The exhibit will take visitors on a journey along the timeline of plant evolution during the Mesozoic Era (approximately 250-65 million years ago) and how dinosaurs both evolved with plant life and survived after the breakup of the barren supercontinent Panagea.

The exhibit features replica dinosaurs, including a giant Tyrannosaurus rex with its head bursting out of the roof of the building.

Each of the three periods during the Mesozoic Era will be explained: the Triassic Period, which was marked by major extinction events as animals clung to the sparse vegetation that was available. The Jurassic Period, also known as the “Age of Reptiles,” was the heyday for dinosaurs and plants made it possible for them not only to survive, but thrive. The final section looks at the Cretaceous Period, where dinosaurs continued to evolve, especially due to the emergence of angiosperms or flowering plants.
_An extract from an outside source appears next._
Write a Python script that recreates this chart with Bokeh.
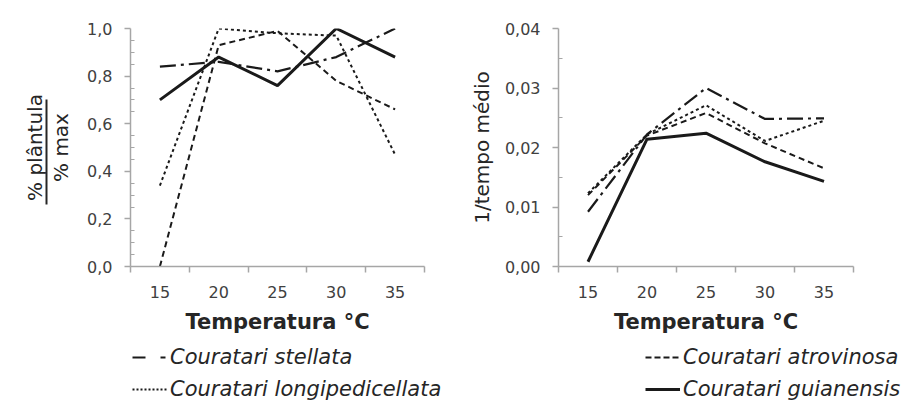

Plantosaurus Rex is open Tuesdays-Sundays from 10 a.m. – 4 p.m. and is included with admission to the Conservatory. Admission for San Francisco residents is $5 general, $3 for youth 12-17, seniors and students with ID, $1.50 for children 5-11 and free for children 4 and under. Admission for non-residents is $7 general, $5 youth 12-17, seniors and students with ID, $2 children 5-11 and free for children 4 and under.

There are also guided tours available on most days.  The exhibit runs through October 21.